Sobre a dissuasão da utilização de contratos a termo, apresentada com insistência no programa do Governo, Cabrita destacou uma solução de diferenciação da TSU com diminuição de 1% dos contratos permanentes e subida de 3% para os contratos a termo, ou outra penalização das empresas que recorram excessivamente a contratos a termo. Esta proposta não teve até ao momento qualquer consubstancialização, e aparece num momento peculiar, quando há duas semanas a CIP propôs estender ainda mais os contratos a prazo. É de recordar que a pequena subida do salário mínimo nacional teve como contrapartida para os patrões uma descida da TSU. A descapitalização da Segurança Social continua a ser um problema evidente quando os patrões nunca aceitam perder o seu poder absoluto e o governo cede às chantagens dos mesmos, reforçando a precariedade e o desemprego.
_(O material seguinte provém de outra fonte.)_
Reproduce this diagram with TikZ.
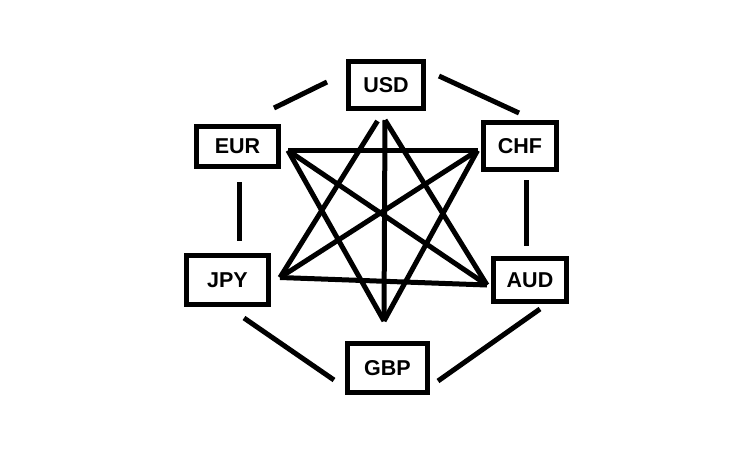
\documentclass[tikz,border=0pt]{standalone}
\usepackage{fontspec}
\setmainfont{Liberation Sans}
\begin{document}
\begin{tikzpicture}[x=1pt,y=-1pt,
  cur/.style={draw=black,line width=5pt,inner sep=0pt,font=\fontsize{21.5}{24}\selectfont\bfseries,text=black},
  edge/.style={draw=black,line width=5pt}]
\useasboundingbox[fill=white] (0,0) rectangle (753,472);
% boxes
\node[cur,minimum width=75pt,minimum height=47pt] (usd) at (386,85) {USD};
\node[cur,minimum width=82pt,minimum height=40pt] (eur) at (237.5,146.5) {EUR};
\node[cur,minimum width=73pt,minimum height=47pt] (chf) at (520,146) {CHF};
\node[cur,minimum width=82pt,minimum height=49pt] (jpy) at (227.5,280) {JPY};
\node[cur,minimum width=73pt,minimum height=43pt] (aud) at (530,280) {AUD};
\node[cur,minimum width=80pt,minimum height=49pt] (gbp) at (387.5,368) {GBP};
% hexagon connector ends
\coordinate (usd-w) at (327,82);
\coordinate (eur-n) at (274,108);
\coordinate (usd-e) at (439,76);
\coordinate (chf-n) at (519,113);
\coordinate (eur-s) at (239.5,182);
\coordinate (jpy-n) at (239.5,241);
\coordinate (chf-s) at (526.5,180);
\coordinate (aud-n) at (526.5,246);
\coordinate (jpy-s) at (244,318);
\coordinate (gbp-w) at (334,380);
\coordinate (aud-s) at (540,309);
\coordinate (gbp-e) at (438,381);
% star points
\coordinate (usd-a) at (377.5,121);
\coordinate (usd-b) at (385,120);
\coordinate (eur-p) at (288,150.5);
\coordinate (chf-p) at (477.5,150.5);
\coordinate (jpy-p) at (280,277.5);
\coordinate (aud-p) at (487,285);
\coordinate (gbp-p) at (384,321);
% hexagon
\draw[edge] (usd-w) -- (eur-n);
\draw[edge] (usd-e) -- (chf-n);
\draw[edge] (eur-s) -- (jpy-n);
\draw[edge] (chf-s) -- (aud-n);
\draw[edge] (jpy-s) -- (gbp-w);
\draw[edge] (aud-s) -- (gbp-e);
% star
\draw[edge,line join=miter] (usd-a) -- (jpy-p);
\draw[edge] (usd-b) -- (aud-p);
\draw[edge] (usd-b) -- (gbp-p);
\draw[edge] (eur-p) -- (chf-p);
\draw[edge] (eur-p) -- (aud-p);
\draw[edge] (eur-p) -- (gbp-p);
\draw[edge] (chf-p) -- (jpy-p);
\draw[edge] (chf-p) -- (gbp-p);
\draw[edge] (jpy-p) -- (aud-p);
\end{tikzpicture}
\end{document}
No que diz respeito aos recibos verdes, continua a ser a área em que os avanços parecem poder ser iminentes: Cabrita propõe a avaliação da Lei nº 63/2013 para melhorar o processo de reconhecimento dos falsos recibos verdes e a conversão em contratos de trabalho e repensar os modelos contributivos. Os Precários Inflexíveis não têm qualquer dúvida sobre isto: é preciso um novo modelo de contribuições para os recibos verdes e rever a Lei de Combate aos Falsos Recibos Verdes para poder proteger ainda mais as centenas de milhares de pessoas que nos país ainda estão nesta situação.

Finalmente a ausência de qualquer referência ao Trabalho Temporário, embora o mesmo afecte mais de 400 mil pessoas no país, é um sinal de que não nos devemos esquecer do passado: este ainda é o PS de Vitalino Canas, o ainda deputado que um dia inventou que era Provedor do Trabalho Temporário.